[Data block]
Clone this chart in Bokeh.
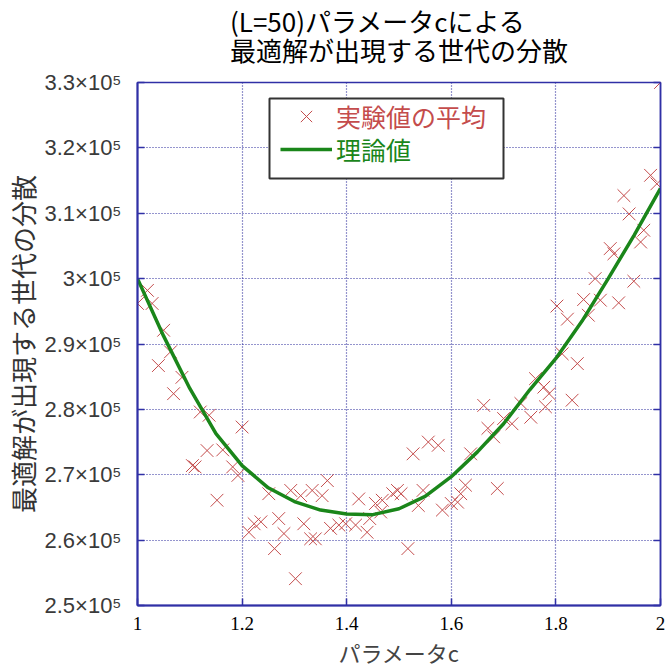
from bokeh.plotting import figure
from bokeh.models import Range1d, FixedTicker, LinearAxis, Legend, LegendItem, Title, BoxAnnotation
from bokeh.embed import file_html
from bokeh.resources import INLINE

# ---- data ----
exp_c = [1.000, 1.019, 1.028, 1.040, 1.050, 1.063, 1.069, 1.085, 1.105, 1.110,
         1.120, 1.133, 1.137, 1.152, 1.163, 1.182, 1.192, 1.200, 1.213, 1.223,
         1.236, 1.251, 1.262, 1.270, 1.280, 1.293, 1.302, 1.312, 1.318, 1.331,
         1.334, 1.340, 1.353, 1.363, 1.369, 1.385, 1.398, 1.417, 1.423, 1.439,
         1.444, 1.455, 1.465, 1.468, 1.488, 1.497, 1.504, 1.517, 1.527, 1.537,
         1.546, 1.556, 1.575, 1.583, 1.600, 1.612, 1.618, 1.627, 1.637, 1.662,
         1.670, 1.681, 1.688, 1.700, 1.716, 1.733, 1.752, 1.761, 1.777, 1.780,
         1.787, 1.802, 1.812, 1.822, 1.831, 1.841, 1.853, 1.862, 1.875, 1.885,
         1.904, 1.911, 1.920, 1.930, 1.940, 1.949, 1.962, 1.968, 1.981, 1.993,
         2.000]
exp_var = [296200, 298200, 296200, 286700, 292100, 288800, 282400, 284900, 271400, 271200,
           279600, 273700, 279100, 266100, 273800, 271200, 269900, 277300, 261200, 262500,
           262800, 267100, 258700, 263300, 261000, 267600, 254100, 266800, 262500, 260200,
           267600, 260200, 266800, 269100, 261800, 262300, 262500, 262300, 266300, 261200,
           263300, 265600, 264300, 266100, 267100, 267600, 267100, 258700, 273200, 265300,
           267600, 275000, 274500, 264600, 265600, 265800, 267100, 268400, 273200, 280600,
           277100, 275800, 267900, 278600, 277800, 280900, 278800, 284700, 283400, 280400,
           282400, 295800, 288500, 293800, 281400, 287000, 296800, 294400, 300000, 296700,
           304600, 303800, 296300, 312700, 309900, 299600, 305600, 307400, 315800, 314500,
           330000]

theory_c = [1.00, 1.05, 1.10, 1.15, 1.20, 1.25, 1.30, 1.35, 1.40, 1.45, 1.50,
            1.55, 1.60, 1.65, 1.70, 1.75, 1.80, 1.85, 1.90, 1.95, 2.00]
theory_var = [300000, 291200, 283200, 276300, 271400, 268000, 265900, 264600, 264000, 263900, 264800,
              266700, 269700, 273500, 277800, 283000, 287800, 293500, 300000, 306700, 313800]

x_ticks = [1, 1.2, 1.4, 1.6, 1.8, 2]
x_tick_labels = ["1", "1.2", "1.4", "1.6", "1.8", "2"]
y_ticks = [250000, 260000, 270000, 280000, 290000, 300000, 310000, 320000, 330000]
y_tick_labels = ["2.5×10⁵", "2.6×10⁵", "2.7×10⁵", "2.8×10⁵", "2.9×10⁵",
                 "3×10⁵", "3.1×10⁵", "3.2×10⁵", "3.3×10⁵"]

title_text = "(L=50)パラメータcによる\n最適解が出現する世代の分散"
x_label = "パラメータc"
y_label = "最適解が出現する世代の分散"
legend_exp = "実験値の平均"
legend_theory = "理論値"

JP = "Noto Sans CJK JP"
AXIS_BLUE = "#3030a6"
GRID_BLUE = "#2a2a9c"
RED = "#c44c4c"
GREEN = "#1a861a"

p = figure(width=669, height=672, output_backend="svg", toolbar_location=None, title=None,
           x_range=Range1d(1, 2), y_range=Range1d(250000, 330000),
           min_border_left=137, min_border_right=9, min_border_top=82, min_border_bottom=67,
           background_fill_color="white", border_fill_color="white")

p.outline_line_color = AXIS_BLUE
p.outline_line_width = 1.5

# spacer between title and frame (first added sits closest to the frame)
p.add_layout(Title(text=" ", text_font_size="10px", standoff=3), "above")
# two-line title
p.add_layout(Title(text=title_text, text_font=JP, text_font_size="26px", text_font_style="normal",
                   text_line_height=0.81, text_color="black", align="center", standoff=-4), "above")

# axes
xa = p.xaxis[0]
xa.ticker = FixedTicker(ticks=x_ticks)
xa.major_label_overrides = dict(zip(x_ticks, x_tick_labels))
xa.major_label_text_font = "Liberation Sans Narrow"
xa.major_label_text_font_size = "19px"
xa.major_label_text_color = "black"
xa.major_label_standoff = 11
xa.axis_label = x_label
xa.axis_label_text_font = JP
xa.axis_label_text_font_size = "22px"
xa.axis_label_text_font_style = "normal"
xa.axis_label_text_color = "#444444"
xa.axis_label_standoff = 3

ya = p.yaxis[0]
ya.ticker = FixedTicker(ticks=y_ticks)
ya.major_label_overrides = dict(zip(y_ticks, y_tick_labels))
ya.major_label_text_font = "Liberation Sans"
ya.major_label_text_font_size = "22px"
ya.major_label_text_color = "#3a3a3a"
ya.major_label_standoff = 16
ya.axis_label = y_label
ya.axis_label_text_font = JP
ya.axis_label_text_font_size = "26px"
ya.axis_label_text_font_style = "normal"
ya.axis_label_text_color = "#333333"
ya.axis_label_standoff = 0

for ax in (xa, ya):
    ax.axis_line_color = AXIS_BLUE
    ax.axis_line_width = 2
    ax.major_tick_line_color = AXIS_BLUE
    ax.major_tick_line_width = 1.5
    ax.major_tick_in = 7
    ax.major_tick_out = 0
    ax.minor_tick_line_color = None

ra = LinearAxis(ticker=FixedTicker(ticks=y_ticks),
                major_label_overrides={t: "" for t in y_ticks},
                major_label_text_color=None,
                axis_line_color=AXIS_BLUE, axis_line_width=1.5,
                major_tick_line_color=AXIS_BLUE, major_tick_line_width=1.5,
                major_tick_in=7, major_tick_out=0, minor_tick_line_color=None,
                major_label_standoff=0)
p.add_layout(ra, "right")

p.xgrid.ticker = FixedTicker(ticks=x_ticks)
p.ygrid.ticker = FixedTicker(ticks=y_ticks)
for g in (p.xgrid[0], p.ygrid[0]):
    g.grid_line_color = GRID_BLUE
    g.grid_line_width = 1.2
    g.grid_line_dash = "1 2"

# data
sc = p.scatter(exp_c, exp_var, marker="x", size=18, line_color=RED, line_width=1)
ln = p.line(theory_c, theory_var, line_color=GREEN, line_width=3.5)

# legend frame
p.add_layout(BoxAnnotation(left=132, right=366, bottom=427, top=507,
                           left_units="screen", right_units="screen",
                           bottom_units="screen", top_units="screen",
                           fill_color="white", fill_alpha=1.0,
                           line_color="#333333", line_width=2, line_alpha=1.0))

common = dict(glyph_width=52, label_standoff=4, label_text_font=JP,
              label_text_font_size="25px", spacing=0, margin=0, padding=0,
              border_line_alpha=0, background_fill_alpha=0)

leg_exp = Legend(items=[LegendItem(label=legend_exp, renderers=[sc])],
                 location=(143, 469), glyph_height=40, label_height=34,
                 label_text_color=RED, **common)
p.add_layout(leg_exp)

leg_th = Legend(items=[LegendItem(label=legend_theory, renderers=[ln])],
                location=(143, 438), glyph_height=36, label_height=34,
                label_text_color=GREEN, **common)
p.add_layout(leg_th)

open("out.html", "w").write(file_html(p, INLINE))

[Given task] Starting with the first line of the data above and ending with the line containing "from bokeh.resources import INLINE", please restate every line exactly, leaving images out.

[Answer for the task]
Clone this chart in Bokeh.
from bokeh.plotting import figure
from bokeh.models import Range1d, FixedTicker, LinearAxis, Legend, LegendItem, Title, BoxAnnotation
from bokeh.embed import file_html
from bokeh.resources import INLINE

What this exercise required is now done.